The Malta Independent 25 February 2020, Tuesday

The Economist’s annual index report ‘disappointing news’ - Owen Bonnici

Wednesday, 22 January 2020, 12:38 Last update: about 2 months ago

The Economist’s Annual Index report is ‘disappointing news’ but the government is obliged to strengthen and fix the island’s reputation, Education Minister Owen Bonnici said today.

“We have put in a lot of work in our governance, implemented new legal reforms, such as the Whistle Blowers act, but it is fact that there were events which took place that affected our reputation,” explained Bonnici.

Bonnici was answering questions to journalists after his first official school visit as Minister of Education and Employment.

On Wednesday it was reported that Malta registered its worst score ever in the Economist Intelligence Unit’s Democracy Index, and was regulated from a full democracy to a “flawed democracy”. The political turmoil the country experienced in 2019 resulted in Malta being just one of five countries in Western Europe that are classified in this category, joining Italy, Cyprus, Greece and Belgium.

Bonnici said that while the news was disappointing, the government has the obligation to strengthen and fix the island’s reputation, and he believes that all the necessary steps are being taken to head in the right direction.

Asked whether the new process to select a police commssioner truly does make a difference, Bonnici replied that the change is in line with the demands that the Venice Commission proposed.

“As part of the committee of governance, I fully believe that the changes are in line with the proposals; not only that, we also have taken a step further as we added another form of scrutiny.

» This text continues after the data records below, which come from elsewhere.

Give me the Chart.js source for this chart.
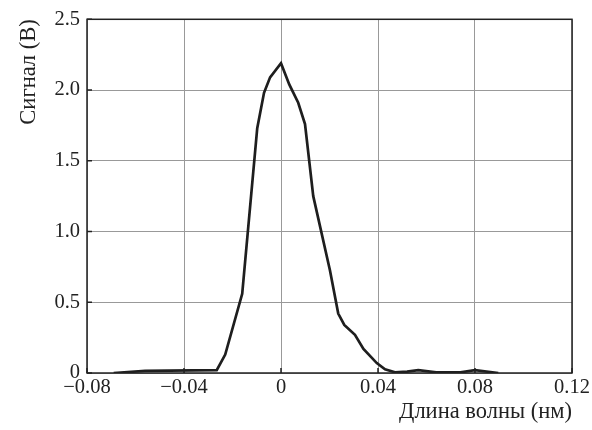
<html>
<head>
<style>
  body { margin: 0; background: #fff; }
</style>
</head>
<body>
    <canvas id="myChart" width="592" height="430"></canvas>
</body>
<script type="text/javascript" src="https://cdn.jsdelivr.net/npm/chart.js@4.4.0/dist/chart.umd.min.js"></script>
<script>
// wavelength offset (nm) and signal (V)
var wavelength = [-0.069, -0.056, -0.0265, -0.023, -0.016, -0.0098, -0.007, -0.0045, 0, 0.0034, 0.0071, 0.0099, 0.0133, 0.0202, 0.0236, 0.0261, 0.0305, 0.034, 0.0395, 0.0429, 0.047, 0.052, 0.0566, 0.064, 0.074, 0.08, 0.0896];
var signal = [0, 0.015, 0.02, 0.13, 0.56, 1.73, 1.98, 2.09, 2.19, 2.04, 1.91, 1.76, 1.25, 0.725, 0.42, 0.34, 0.27, 0.17, 0.07, 0.026, 0.005, 0.01, 0.02, 0.005, 0.005, 0.02, 0.0];

var xTickValues = [-0.08, -0.04, 0, 0.04, 0.08, 0.12];
var xTickLabels = ['\u22120.08', '\u22120.04', '0', '0.04', '0.08', '0.12'];
var yTickValues = [0, 0.5, 1.0, 1.5, 2.0, 2.5];
var yTickLabels = ['0', '0.5', '1.0', '1.5', '2.0', '2.5'];

function getPoints() {
    var pts = [];
    for (var i = 0; i < wavelength.length; i++) {
        pts.push({x: wavelength[i], y: signal[i]});
    }
    return pts;
}

var tickFont = {family: 'Liberation Serif', size: 20.5};
var titleFont = {family: 'Liberation Serif', size: 22.5};

// frame around the plot plus short inward ticks
var framePlugin = {
    id: 'frame',
    afterDraw: function(chart) {
        var ctx = chart.ctx;
        var a = chart.chartArea;
        var xs = chart.scales.x, ys = chart.scales.y;
        ctx.save();
        ctx.strokeStyle = '#222';
        ctx.lineWidth = 1.5;
        ctx.strokeRect(a.left, a.top, a.right - a.left, a.bottom - a.top);
        ctx.beginPath();
        xTickValues.forEach(function(v) {
            var px = xs.getPixelForValue(v);
            ctx.moveTo(px, a.bottom);
            ctx.lineTo(px, a.bottom - 5);
        });
        yTickValues.forEach(function(v) {
            var py = ys.getPixelForValue(v);
            ctx.moveTo(a.left, py);
            ctx.lineTo(a.left + 5, py);
        });
        ctx.stroke();
        ctx.restore();
    }
};

var ctx = document.getElementById('myChart').getContext('2d');
var chart = new Chart(ctx, {
    type: 'scatter',
    data: {
        datasets: [{
            data: getPoints(),
            showLine: true,
            borderColor: '#1e1e1e',
            borderWidth: 2.7,
            pointRadius: 0,
            tension: 0
        }]
    },
    options: {
        responsive: false,
        animation: false,
        layout: {padding: {top: 18, right: 20, left: 0, bottom: 0}},
        plugins: {legend: {display: false}, tooltip: {enabled: false}},
        scales: {
            x: {
                type: 'linear',
                min: -0.08,
                max: 0.12,
                afterBuildTicks: function(scale) {
                    scale.ticks = xTickValues.map(function(v) { return {value: v}; });
                },
                afterFit: function(scale) { scale.height = 57; },
                ticks: {
                    color: '#222',
                    font: tickFont,
                    padding: 2,
                    maxRotation: 0,
                    callback: function(v, i) { return xTickLabels[i]; }
                },
                grid: {color: '#999', lineWidth: 1, drawTicks: false},
                border: {display: false},
                title: {
                    display: true,
                    text: 'Длина волны (нм)',
                    align: 'end',
                    color: '#222',
                    font: titleFont,
                    padding: {top: 0, bottom: 4}
                }
            },
            y: {
                min: 0,
                max: 2.5,
                afterBuildTicks: function(scale) {
                    scale.ticks = yTickValues.map(function(v) { return {value: v}; });
                },
                afterFit: function(scale) { scale.width = 87; },
                ticks: {
                    color: '#222',
                    font: tickFont,
                    padding: 7,
                    callback: function(v, i) { return yTickLabels[i]; }
                },
                grid: {color: '#999', lineWidth: 1, drawTicks: false},
                border: {display: false},
                title: {
                    display: true,
                    text: 'Сигнал (В)',
                    align: 'end',
                    color: '#222',
                    font: titleFont,
                    padding: {top: 16, bottom: 0}
                }
            }
        }
    },
    plugins: [framePlugin]
});
</script>
</html>
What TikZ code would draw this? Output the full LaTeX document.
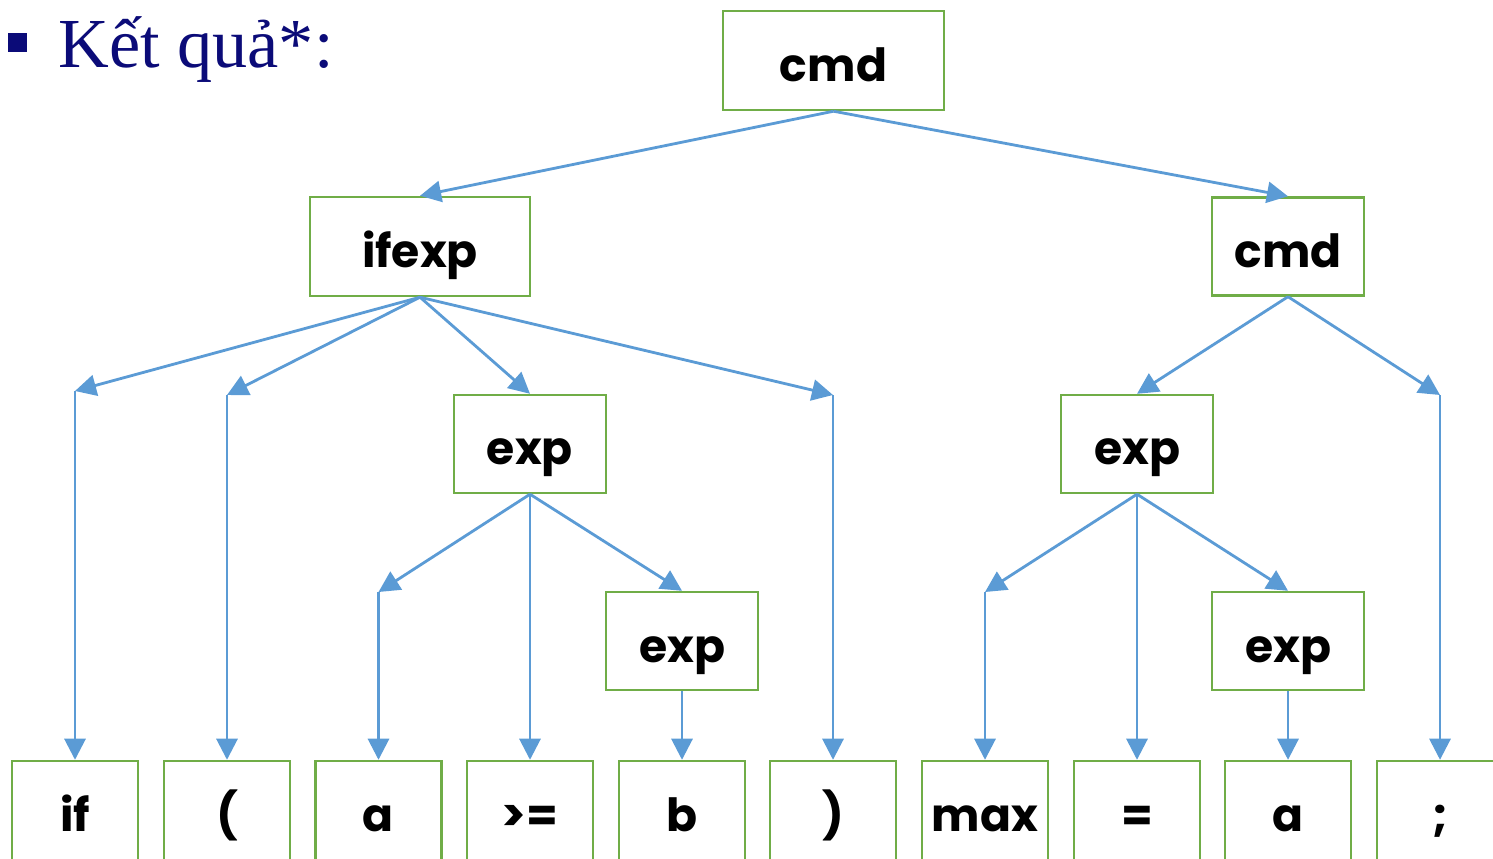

The Venice Commission did not add the proposal for there to be a grilling session in parliament, but we added this, and this shows that we have taken the proposals of the Venice Commission and added on to them.”

Bonnici explained that the competition will not be internal within the police force, but a public one, and therefore those eligible persons will be able to apply for the post through a public call.

He added that the Public Service Commission is an authority established in the Constitution, with two of the representatives on it are appointed by the government, two appointed by the Opposition and the Chairman agreed up on the political parties. He said that the list of applicants will be whittled down to two candidates, from which one will be chosen to occupy the position of Police Commissioner.

When asked whether it is right for the Prime Minister should continue to have the final say, he repeated that “this is an important change”, and explained to look into the Venice Commission report. "I believe we are going in the right path.”

On Tuesday evening, Prime Minister Robert Abela announced the new method of selecting the police commissioner, which will start with a public call followed by screening and a final decision by the Prime Minister.